In 2004, Bishop McCormack proposed in writing that he would like to meet with Father MacRae at the prison to discuss the norms under which he must send Father MacRae's case to the Congregation for the Doctrine of the Faith. Then the bishop cancelled this meeting and sent the case with no input from Father MacRae, no defense, and without Father MacRae knowing any of the specifics of what was sent.

In 2005, after Dorothy Rabinowitz published a two-part article exposing the clearly unjust trial and imprisonment of Father Gordon MacRae, officials of his Diocese, including his bishop, ceased all communication with him until 2008.

At that time, Bishop McCormack sent a letter to Father MacRae expressing his concern that he has "learned you have retained new counsel" in this case. Bishop McCormack wrote that he has retained counsel to represent him - though no one knows why the Bishop would need representation in Father MacRae's appeal. The Bishop's letter also detailed that he has commissioned lawyers to conduct a review of Father MacRae's trial for the Congregation for the Doctrine of the Faith. The Bishop's secret "review" bypassed all the lawyers and investigators diligently working on Father MacRae's appellate defense. Bishop McCormack has refused to divulge to the priest or his legal and canonical advocates the nature of that secret review.

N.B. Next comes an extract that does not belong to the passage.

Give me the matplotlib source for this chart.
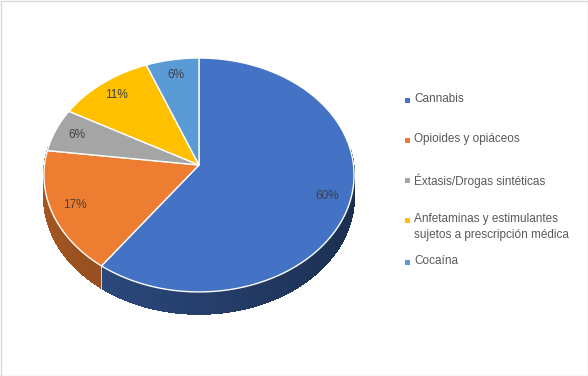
import numpy as np
import matplotlib
matplotlib.use('Agg')
import matplotlib.pyplot as plt
from matplotlib.patches import Polygon, Rectangle

# data
labels = ['Cannabis', 'Opioides y opiáceos', 'Éxtasis/Drogas sintéticas',
          'Anfetaminas y estimulantes\nsujetos a prescripción médica', 'Cocaína']
values = [60, 17, 6, 11, 6]
colors = ['#4472C4', '#ED7D31', '#A5A5A5', '#FFC000', '#5B9BD5']

# 3d pie geometry in pixel units (y down)
CX, CY = 199, 165
A, B, P = 154.5, 116.1, 0.0853
DEPTH = 22

plt.rcParams['font.family'] = ['Liberation Sans', 'DejaVu Sans']


def project(ang, r=1.0, dz=0.0):
    u = r * np.cos(np.radians(ang))
    v = r * np.sin(np.radians(ang))
    den = 1 + P * v
    return CX + A * u / den, CY - B * v / den + dz


def shade(c, f):
    rgb = np.array(matplotlib.colors.to_rgb(c))
    return tuple(np.clip(rgb * f, 0, 1))


fig = plt.figure(figsize=(5.88, 3.76), dpi=100)
ax = fig.add_axes([0, 0, 1, 1])
ax.set_xlim(0, 588)
ax.set_ylim(376, 0)
ax.axis('off')

total = float(sum(values))
cum = np.concatenate([[0], np.cumsum(values)]) / total
angles = 90 - 360 * cum  # excel: start at 12 o'clock, clockwise

# sides first
for i, c in enumerate(colors):
    t = np.linspace(angles[i], angles[i + 1], 300)
    for a0, a1 in zip(t[:-1], t[1:]):
        am = (a0 + a1) / 2
        if np.sin(np.radians(am)) > 0.15:
            continue
        x0, y0 = project(a0)
        x1, y1 = project(a1)
        u = np.cos(np.radians(am))
        f = 0.55 - 0.14 * u
        quad = [(x0, y0), (x1, y1), (x1, y1 + DEPTH), (x0, y0 + DEPTH)]
        ax.add_patch(Polygon(quad, closed=True, facecolor=shade(c, f),
                             edgecolor=shade(c, f), lw=0.6,
                             antialiased=False, zorder=1))

# slice boundaries on the side
for a in angles[1:-1]:
    if np.sin(np.radians(a)) < 0:
        x, y = project(a)
        ax.plot([x, x], [y, y + DEPTH], color='#d8d8d8', lw=0.7, zorder=2)

# top face
for i, c in enumerate(colors):
    t = np.linspace(angles[i], angles[i + 1], 200)
    pts = [project(0, 0)] + [project(a) for a in t]
    ax.add_patch(Polygon(pts, closed=True, facecolor=c, edgecolor='white',
                         lw=1.0, zorder=3))

# percentage labels
for i, v in enumerate(values):
    am = (angles[i] + angles[i + 1]) / 2
    x, y = project(am, 0.85)
    ax.text(x, y, f'{v}%', ha='center', va='center', fontsize=8.5,
            color='#404040', zorder=4)

# legend
leg_y = [100, 140, 180, 220, 262]
for lab, c, y in zip(labels, colors, leg_y):
    ax.add_patch(Rectangle((405, y - 2.5), 5, 5, facecolor=c, edgecolor='none'))
    ax.text(414, y - 7, lab, ha='left', va='top', fontsize=8.5,
            color='#595959', linespacing=1.45)

# chart border
ax.add_patch(Rectangle((0.5, 0.5), 587, 375, facecolor='none',
                       edgecolor='#D9D9D9', lw=1))

fig.savefig('out.png', dpi=100)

Father MacRae has had no communication from his bishop since that 2008 letter. In a letter to Rome, Bishop McCormack asserted that since his imprisonment, Father MacRae has refused, through unnamed third parties, to have any contact with his Diocese or other priests. It was upon review of the events I have described above that the late Reverend Richard John Neuhaus, Editor of First Things magazine, called the case of Father Gordon MacRae "A Kafkaesque Tale," the title of this editorial in the August/September, 2008, issue of First Things:

A KAFKAESQUE TALE by Rev. Richard John Neuhaus

"Among the many sad consequences of the sex abuse crisis are the injustices visited upon priests falsely accused. A particularly egregious case is that of Father Gordon MacRae of the diocese of Manchester, New Hampshire. He was sentenced to thirty-three years and has been imprisoned more than twelve years with no chance of parole because he insists he is innocent.

I have followed the case for several years. Lawyer friends have closely examined the case and believe he was railroaded. The Wall Street Journal's Pulitzer Prize winning journalist Dorothy Rabinowitz published, on April 27 and 28, 2005, an account of the travesty of justice by which he was convicted.

Now the friends of Father MacRae have created a website, [the still existing precursor to These Stone Walls], which provides a comprehensive narrative of the case, along with pertinent documentation Bishop John McCormack, a former aide of Boston's Cardinal Law, and the Diocese of Manchester do not come off as friends of justice or, for that matter, of elementary decency. You may want to visit the website and read this Kafkaesque tale. And then you may want to pray for Father MacRae, and for a Church and a justice system that seem indifferent to justice."